** Start DATA PROVIDED **

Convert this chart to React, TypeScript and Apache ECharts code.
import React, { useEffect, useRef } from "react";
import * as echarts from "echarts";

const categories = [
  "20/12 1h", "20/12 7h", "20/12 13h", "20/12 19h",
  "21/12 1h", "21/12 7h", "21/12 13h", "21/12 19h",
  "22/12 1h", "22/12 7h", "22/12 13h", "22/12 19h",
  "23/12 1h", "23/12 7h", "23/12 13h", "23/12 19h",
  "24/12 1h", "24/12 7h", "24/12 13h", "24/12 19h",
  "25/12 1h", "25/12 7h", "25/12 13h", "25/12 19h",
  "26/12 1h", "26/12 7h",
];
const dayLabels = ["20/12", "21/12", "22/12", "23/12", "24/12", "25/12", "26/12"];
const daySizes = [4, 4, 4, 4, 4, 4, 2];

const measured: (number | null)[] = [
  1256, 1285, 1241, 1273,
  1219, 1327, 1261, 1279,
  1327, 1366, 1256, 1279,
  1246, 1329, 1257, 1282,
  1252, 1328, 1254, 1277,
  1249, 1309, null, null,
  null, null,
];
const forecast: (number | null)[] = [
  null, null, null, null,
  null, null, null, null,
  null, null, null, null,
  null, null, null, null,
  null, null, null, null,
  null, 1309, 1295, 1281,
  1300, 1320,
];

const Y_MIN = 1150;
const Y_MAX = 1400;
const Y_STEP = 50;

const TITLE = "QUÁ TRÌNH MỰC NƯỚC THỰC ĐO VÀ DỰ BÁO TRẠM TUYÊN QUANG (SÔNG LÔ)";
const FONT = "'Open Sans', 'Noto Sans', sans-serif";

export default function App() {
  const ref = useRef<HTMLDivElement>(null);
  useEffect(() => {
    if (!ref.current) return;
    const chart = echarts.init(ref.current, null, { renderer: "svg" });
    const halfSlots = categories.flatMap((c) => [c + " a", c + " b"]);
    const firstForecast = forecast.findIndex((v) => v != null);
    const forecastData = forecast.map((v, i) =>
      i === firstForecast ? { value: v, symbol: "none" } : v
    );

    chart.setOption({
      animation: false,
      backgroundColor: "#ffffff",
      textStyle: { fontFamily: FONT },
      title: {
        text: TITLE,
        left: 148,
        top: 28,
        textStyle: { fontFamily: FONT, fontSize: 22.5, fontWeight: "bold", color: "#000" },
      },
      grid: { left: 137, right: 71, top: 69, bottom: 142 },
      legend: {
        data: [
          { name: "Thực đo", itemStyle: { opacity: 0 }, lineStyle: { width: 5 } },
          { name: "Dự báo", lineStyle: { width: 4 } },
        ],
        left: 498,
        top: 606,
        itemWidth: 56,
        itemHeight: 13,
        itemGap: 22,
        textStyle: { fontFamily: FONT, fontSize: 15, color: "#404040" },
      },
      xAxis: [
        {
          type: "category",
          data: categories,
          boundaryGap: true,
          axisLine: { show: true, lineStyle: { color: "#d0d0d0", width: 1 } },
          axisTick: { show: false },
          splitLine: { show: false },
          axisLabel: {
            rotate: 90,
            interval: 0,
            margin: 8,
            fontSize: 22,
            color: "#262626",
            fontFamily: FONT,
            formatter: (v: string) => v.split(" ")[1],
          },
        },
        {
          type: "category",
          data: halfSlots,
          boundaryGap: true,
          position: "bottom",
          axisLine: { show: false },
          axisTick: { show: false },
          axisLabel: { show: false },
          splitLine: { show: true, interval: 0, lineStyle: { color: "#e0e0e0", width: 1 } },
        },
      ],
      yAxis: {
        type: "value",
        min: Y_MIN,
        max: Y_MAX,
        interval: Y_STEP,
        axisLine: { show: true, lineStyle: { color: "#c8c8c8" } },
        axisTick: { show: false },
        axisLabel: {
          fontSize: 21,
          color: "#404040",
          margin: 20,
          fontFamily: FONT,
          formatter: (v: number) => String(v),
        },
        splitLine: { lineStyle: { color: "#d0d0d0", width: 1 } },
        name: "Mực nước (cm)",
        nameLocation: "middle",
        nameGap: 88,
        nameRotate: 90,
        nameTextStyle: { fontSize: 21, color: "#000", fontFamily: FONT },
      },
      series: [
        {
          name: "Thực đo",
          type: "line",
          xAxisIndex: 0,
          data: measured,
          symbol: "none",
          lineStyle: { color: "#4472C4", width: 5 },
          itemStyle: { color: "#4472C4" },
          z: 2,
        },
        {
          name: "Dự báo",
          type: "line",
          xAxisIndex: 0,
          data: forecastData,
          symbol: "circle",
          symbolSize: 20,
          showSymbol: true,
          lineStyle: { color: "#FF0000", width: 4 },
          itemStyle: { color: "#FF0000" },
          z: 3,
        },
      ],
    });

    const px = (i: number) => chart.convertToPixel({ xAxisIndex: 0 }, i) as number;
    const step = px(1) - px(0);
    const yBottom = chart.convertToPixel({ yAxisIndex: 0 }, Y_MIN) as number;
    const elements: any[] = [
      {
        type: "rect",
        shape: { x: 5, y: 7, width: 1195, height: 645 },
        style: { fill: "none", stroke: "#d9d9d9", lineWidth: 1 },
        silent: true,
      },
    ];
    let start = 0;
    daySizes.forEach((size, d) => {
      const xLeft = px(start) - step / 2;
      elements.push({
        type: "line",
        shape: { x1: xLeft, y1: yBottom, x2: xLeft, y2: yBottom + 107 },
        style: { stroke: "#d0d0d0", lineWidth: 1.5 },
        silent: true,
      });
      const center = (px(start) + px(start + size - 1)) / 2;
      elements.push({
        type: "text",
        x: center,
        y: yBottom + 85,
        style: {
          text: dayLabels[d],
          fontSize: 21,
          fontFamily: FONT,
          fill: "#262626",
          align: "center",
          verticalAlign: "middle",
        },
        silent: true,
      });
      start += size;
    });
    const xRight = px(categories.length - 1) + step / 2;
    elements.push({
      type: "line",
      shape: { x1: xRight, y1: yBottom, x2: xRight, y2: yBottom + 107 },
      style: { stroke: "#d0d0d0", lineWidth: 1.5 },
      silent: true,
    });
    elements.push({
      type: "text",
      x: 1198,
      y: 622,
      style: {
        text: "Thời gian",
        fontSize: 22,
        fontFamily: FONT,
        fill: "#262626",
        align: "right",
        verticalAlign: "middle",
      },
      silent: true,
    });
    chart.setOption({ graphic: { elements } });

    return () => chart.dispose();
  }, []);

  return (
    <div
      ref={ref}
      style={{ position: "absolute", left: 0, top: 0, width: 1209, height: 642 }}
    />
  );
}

** End DATA PROVIDED **

● GOAL: Write out all the data again, exactly as it appears.

● COMPLETE ANSWER:
Convert this chart to React, TypeScript and Apache ECharts code.
import React, { useEffect, useRef } from "react";
import * as echarts from "echarts";

const categories = [
  "20/12 1h", "20/12 7h", "20/12 13h", "20/12 19h",
  "21/12 1h", "21/12 7h", "21/12 13h", "21/12 19h",
  "22/12 1h", "22/12 7h", "22/12 13h", "22/12 19h",
  "23/12 1h", "23/12 7h", "23/12 13h", "23/12 19h",
  "24/12 1h", "24/12 7h", "24/12 13h", "24/12 19h",
  "25/12 1h", "25/12 7h", "25/12 13h", "25/12 19h",
  "26/12 1h", "26/12 7h",
];
const dayLabels = ["20/12", "21/12", "22/12", "23/12", "24/12", "25/12", "26/12"];
const daySizes = [4, 4, 4, 4, 4, 4, 2];

const measured: (number | null)[] = [
  1256, 1285, 1241, 1273,
  1219, 1327, 1261, 1279,
  1327, 1366, 1256, 1279,
  1246, 1329, 1257, 1282,
  1252, 1328, 1254, 1277,
  1249, 1309, null, null,
  null, null,
];
const forecast: (number | null)[] = [
  null, null, null, null,
  null, null, null, null,
  null, null, null, null,
  null, null, null, null,
  null, null, null, null,
  null, 1309, 1295, 1281,
  1300, 1320,
];

const Y_MIN = 1150;
const Y_MAX = 1400;
const Y_STEP = 50;

const TITLE = "QUÁ TRÌNH MỰC NƯỚC THỰC ĐO VÀ DỰ BÁO TRẠM TUYÊN QUANG (SÔNG LÔ)";
const FONT = "'Open Sans', 'Noto Sans', sans-serif";

export default function App() {
  const ref = useRef<HTMLDivElement>(null);
  useEffect(() => {
    if (!ref.current) return;
    const chart = echarts.init(ref.current, null, { renderer: "svg" });
    const halfSlots = categories.flatMap((c) => [c + " a", c + " b"]);
    const firstForecast = forecast.findIndex((v) => v != null);
    const forecastData = forecast.map((v, i) =>
      i === firstForecast ? { value: v, symbol: "none" } : v
    );

    chart.setOption({
      animation: false,
      backgroundColor: "#ffffff",
      textStyle: { fontFamily: FONT },
      title: {
        text: TITLE,
        left: 148,
        top: 28,
        textStyle: { fontFamily: FONT, fontSize: 22.5, fontWeight: "bold", color: "#000" },
      },
      grid: { left: 137, right: 71, top: 69, bottom: 142 },
      legend: {
        data: [
          { name: "Thực đo", itemStyle: { opacity: 0 }, lineStyle: { width: 5 } },
          { name: "Dự báo", lineStyle: { width: 4 } },
        ],
        left: 498,
        top: 606,
        itemWidth: 56,
        itemHeight: 13,
        itemGap: 22,
        textStyle: { fontFamily: FONT, fontSize: 15, color: "#404040" },
      },
      xAxis: [
        {
          type: "category",
          data: categories,
          boundaryGap: true,
          axisLine: { show: true, lineStyle: { color: "#d0d0d0", width: 1 } },
          axisTick: { show: false },
          splitLine: { show: false },
          axisLabel: {
            rotate: 90,
            interval: 0,
            margin: 8,
            fontSize: 22,
            color: "#262626",
            fontFamily: FONT,
            formatter: (v: string) => v.split(" ")[1],
          },
        },
        {
          type: "category",
          data: halfSlots,
          boundaryGap: true,
          position: "bottom",
          axisLine: { show: false },
          axisTick: { show: false },
          axisLabel: { show: false },
          splitLine: { show: true, interval: 0, lineStyle: { color: "#e0e0e0", width: 1 } },
        },
      ],
      yAxis: {
        type: "value",
        min: Y_MIN,
        max: Y_MAX,
        interval: Y_STEP,
        axisLine: { show: true, lineStyle: { color: "#c8c8c8" } },
        axisTick: { show: false },
        axisLabel: {
          fontSize: 21,
          color: "#404040",
          margin: 20,
          fontFamily: FONT,
          formatter: (v: number) => String(v),
        },
        splitLine: { lineStyle: { color: "#d0d0d0", width: 1 } },
        name: "Mực nước (cm)",
        nameLocation: "middle",
        nameGap: 88,
        nameRotate: 90,
        nameTextStyle: { fontSize: 21, color: "#000", fontFamily: FONT },
      },
      series: [
        {
          name: "Thực đo",
          type: "line",
          xAxisIndex: 0,
          data: measured,
          symbol: "none",
          lineStyle: { color: "#4472C4", width: 5 },
          itemStyle: { color: "#4472C4" },
          z: 2,
        },
        {
          name: "Dự báo",
          type: "line",
          xAxisIndex: 0,
          data: forecastData,
          symbol: "circle",
          symbolSize: 20,
          showSymbol: true,
          lineStyle: { color: "#FF0000", width: 4 },
          itemStyle: { color: "#FF0000" },
          z: 3,
        },
      ],
    });

    const px = (i: number) => chart.convertToPixel({ xAxisIndex: 0 }, i) as number;
    const step = px(1) - px(0);
    const yBottom = chart.convertToPixel({ yAxisIndex: 0 }, Y_MIN) as number;
    const elements: any[] = [
      {
        type: "rect",
        shape: { x: 5, y: 7, width: 1195, height: 645 },
        style: { fill: "none", stroke: "#d9d9d9", lineWidth: 1 },
        silent: true,
      },
    ];
    let start = 0;
    daySizes.forEach((size, d) => {
      const xLeft = px(start) - step / 2;
      elements.push({
        type: "line",
        shape: { x1: xLeft, y1: yBottom, x2: xLeft, y2: yBottom + 107 },
        style: { stroke: "#d0d0d0", lineWidth: 1.5 },
        silent: true,
      });
      const center = (px(start) + px(start + size - 1)) / 2;
      elements.push({
        type: "text",
        x: center,
        y: yBottom + 85,
        style: {
          text: dayLabels[d],
          fontSize: 21,
          fontFamily: FONT,
          fill: "#262626",
          align: "center",
          verticalAlign: "middle",
        },
        silent: true,
      });
      start += size;
    });
    const xRight = px(categories.length - 1) + step / 2;
    elements.push({
      type: "line",
      shape: { x1: xRight, y1: yBottom, x2: xRight, y2: yBottom + 107 },
      style: { stroke: "#d0d0d0", lineWidth: 1.5 },
      silent: true,
    });
    elements.push({
      type: "text",
      x: 1198,
      y: 622,
      style: {
        text: "Thời gian",
        fontSize: 22,
        fontFamily: FONT,
        fill: "#262626",
        align: "right",
        verticalAlign: "middle",
      },
      silent: true,
    });
    chart.setOption({ graphic: { elements } });

    return () => chart.dispose();
  }, []);

  return (
    <div
      ref={ref}
      style={{ position: "absolute", left: 0, top: 0, width: 1209, height: 642 }}
    />
  );
}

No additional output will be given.